Il Cetriolo Quotidiano approfitta dell'uno-due di Cassano e spara: "Contestato e interdetto. Silvio sogna la grazia. I tifosi protestano prima di un'altra sconfitta del Milan. Da domani incombe l'interdizione" (p. 2)
9 - AIUTO, A ROMA MANCANO 24 CHILI DI COCA! (E QUALCHE CLIENTE ECCELLENTE)
Diamo tempo al tempo e anche l'arresto della Dama Bianca (adesso s'è capito il colore) di Berlusconi ci darà soddisfazioni. Intanto Repubblica si diverte a seminare il panico: "Cocaina per politici e attori, la dama bianca chiede di parlare. Trema la Roma dei festini. E gli amici le voltano le spalle: mai conosciuta. La pista dei complici eccellenti in attesa del carico all'aeroporto di Fiumicino" (p. 19). Urge depenalizzazione espressa, per ricchi e poveri.
10 - UN MONUMENTO A MESSINA
Il CorrierEconomia oggi ci racconta le nuove avventure del suo azionista Intesa Sanpaolo, che con Fiat mensa le danze in via Solferino. "Intesa, il ritorno dei banchieri. Aziende e famiglie vogliono credito. Svolte. Le prossime tappe sembrano essere Telco e Ntv: ‘Più vicini alle imprese e ai risparmiatori'. Si consolida l'impronta di Messina: meno partecipazioni. Ma senza avere fretta. Finora sono state cedute le quote detenute in Generali, Pirelli e Sia. Il nodo Alitalia. ‘Il nostro obiettivo è quello di creare valore per gli azionisti, non di entrare nelle società" (p. 2).

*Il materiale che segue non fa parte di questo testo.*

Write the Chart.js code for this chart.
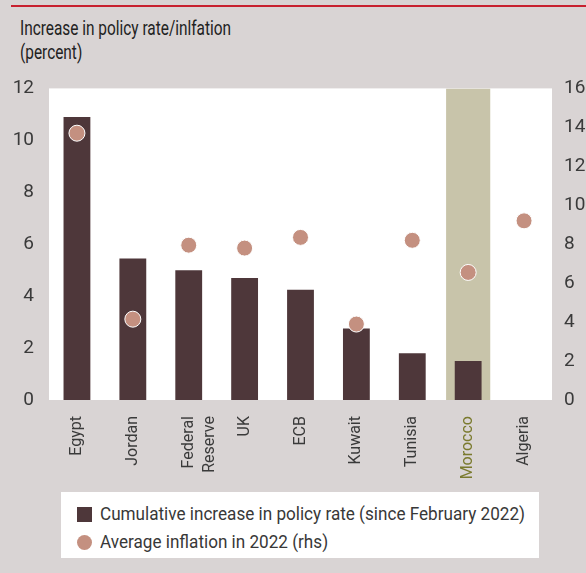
<!DOCTYPE html>
<html>
<head>
<meta charset="utf-8">
<script src="https://cdn.jsdelivr.net/npm/chart.js@4"></script>
<style>
  body { margin: 0; width: 586px; height: 573px; background: #d9d4d4; position: relative; overflow: hidden;
         font-family: Roboto, sans-serif; color: #222; }
  #topline { position: absolute; left: 11px; right: 0; top: 5px; height: 2px; background: #c8202f; }
  #title { position: absolute; left: 20px; top: 16px; font-size: 21px; line-height: 24px; font-weight: 400;
           transform-origin: 0 0; white-space: nowrap; }
  #chartbox { position: absolute; left: 0; top: 70px; width: 586px; height: 420px; }
  #legend { position: absolute; left: 61px; top: 492px; width: 478px; height: 66px; background: #fff; }
  .item { position: absolute; left: 16px; font-size: 18px; line-height: 22px; color: #383838; white-space: nowrap; font-weight: 400; }
  .sw { position: absolute; left: 0; top: 4px; width: 15px; height: 15px; }
  .txt { position: absolute; left: 23px; top: 0; transform-origin: 0 0; }
</style>
</head>
<body>
<div id="topline"></div>
<div id="title"><span id="t1">Increase in policy rate/inlfation</span><br>(percent)</div>
<div id="chartbox"><canvas id="chart"></canvas></div>
<div id="legend">
  <div class="item" style="top:11px"><span class="sw" style="background:#4e373a"></span><span class="txt" id="l1">Cumulative increase in policy rate (since February 2022)</span></div>
  <div class="item" style="top:39px"><span class="sw" style="background:#c49080;border-radius:50%"></span><span class="txt" id="l2">Average inflation in 2022 (rhs)</span></div>
</div>
<script>
// Policy rate increases vs. average inflation

const categories = ['Egypt', 'Jordan', ['Federal', 'Reserve'], 'UK', 'ECB', 'Kuwait', 'Tunisia', 'Morocco', 'Algeria'];
const rateIncrease = [10.9, 5.45, 5.0, 4.7, 4.25, 2.75, 1.8, 1.5, null];
const avgInflation = [13.7, 4.15, 7.95, 7.8, 8.35, 3.9, 8.2, 6.55, 9.2];
const highlightBand = [null, null, null, null, null, null, null, 12, null];
const leftTicks = [0, 2, 4, 6, 8, 10, 12];
const rightTicks = [0, 2, 4, 6, 8, 10, 12, 14, 16];

// squeeze html text to the condensed widths of the original
function squeeze(refEl, targetWidth, els) {
  const k = targetWidth / refEl.getBoundingClientRect().width;
  els.forEach(el => { el.style.transform = `scaleX(${k})`; });
}
squeeze(document.getElementById('t1'), 211, [document.getElementById('title')]);
squeeze(document.getElementById('l1'), 425, [document.getElementById('l1'), document.getElementById('l2')]);

const plotBg = {
  id: 'plotBg',
  beforeDraw(chart) {
    const a = chart.chartArea;
    const ctx = chart.ctx;
    ctx.save();
    ctx.fillStyle = '#ffffff';
    ctx.fillRect(a.left, a.top, a.right - a.left, a.bottom - a.top);
    ctx.restore();
  }
};

const yFont = { family: 'Roboto, sans-serif', size: 19, weight: 400 };
const xFont = { family: 'Roboto, sans-serif', size: 16, weight: 400, lineHeight: 1.3 };

new Chart(document.getElementById('chart'), {
  type: 'bar',
  data: {
    labels: categories,
    datasets: [
      {
        label: 'Morocco',
        data: highlightBand,
        backgroundColor: '#c8c4aa',
        barPercentage: 0.79,
        categoryPercentage: 1,
        grouped: false,
        order: 3,
        yAxisID: 'y'
      },
      {
        label: 'Cumulative increase in policy rate (since February 2022)',
        data: rateIncrease,
        backgroundColor: '#4e373a',
        barPercentage: 0.48,
        categoryPercentage: 1,
        grouped: false,
        order: 2,
        yAxisID: 'y'
      },
      {
        type: 'line',
        label: 'Average inflation in 2022 (rhs)',
        data: avgInflation,
        showLine: false,
        pointRadius: 8,
        pointBackgroundColor: '#c49080',
        pointBorderColor: '#ffffff',
        pointBorderWidth: 1,
        order: 1,
        yAxisID: 'y2'
      }
    ]
  },
  options: {
    responsive: true,
    maintainAspectRatio: false,
    animation: false,
    layout: { padding: { top: 15, left: 0, right: 0, bottom: 10 } },
    plugins: { legend: { display: false }, tooltip: { enabled: false } },
    scales: {
      x: {
        grid: { display: false },
        border: { display: false },
        ticks: {
          font: xFont,
          minRotation: 90,
          maxRotation: 90,
          padding: 8,
          autoSkip: false,
          color: ctx => ctx.index === 7 ? '#7a7a2e' : '#3a3a3a'
        },
        afterFit: s => { s.height = 80; }
      },
      y: {
        position: 'left',
        min: 0,
        max: 12,
        grid: { display: false },
        border: { display: false },
        afterBuildTicks: s => { s.ticks = leftTicks.map(v => ({ value: v })); },
        ticks: { font: yFont, color: '#3a3a3a', padding: 7 },
        afterFit: s => { s.width = 49; }
      },
      y2: {
        position: 'right',
        min: 0,
        max: 16,
        grid: { display: false },
        border: { display: false },
        afterBuildTicks: s => { s.ticks = rightTicks.map(v => ({ value: v })); },
        ticks: { font: yFont, color: '#3a3a3a', padding: 4 },
        afterFit: s => { s.width = 34; }
      }
    }
  },
  plugins: [plotBg]
});
</script>
</body>
</html>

Non hanno ancora finito di isolare la cacca nelle "bad bank" che già ricominciano a parlare di "creare valore per gli azionisti".
11 - LA PALUDE DEL CORRIERE E L'ARTE DI FARE (E RIFARE) I CONTI
Non si ferma la triste saga interna al Corriere della Sera, con il comitato di redazione che anche oggi ottiene la pubblicazione di una mezza lenzuolata di "comunicato sindacale" (p. 26). Il punto più interessante è quello in cui si chiede che i due schieramenti opposti, quello che fa capo a Fiat-Intesa e quello che si riconosce in Della Valle, anziché paralizzare la società con la loro guerra, si decidano a comprare le azioni che servono per comandare visto che c'è un 30% di flottante disponibile sul mercato.
Il grosso della letterona, però, è un'analisi puntuale, chiara e spietata del piano industriale e dei conti presentati dall'ad Scott Jovane. Da fedeli lettori delle cronache finanziarie del Corriere vorremmo che la stessa precisione e lo stesso coraggio fossero dimostrati dai bravi giornalisti di via Solferino anche quando si tratta di presentare ai lettori i conti delle banche e dei grandi gruppi industriali.
12 - FREE MARCHETT PULITA PULITA
Alle scuole di master in giornalismo, ritagliare e studiare con attenzione questa inchiesta della Stampa (p. 31): "Il clearing avvia le pulizie di primavera. Con 500 mila occupati punta su formazione e legalità. Indispensabili: i lavoratori del settore delle pulizie svolgono un servizio essenziale per tutto il Paese. Nel 44% dei casi le aziende sono strutturate in cooperative". Cooperative purissime.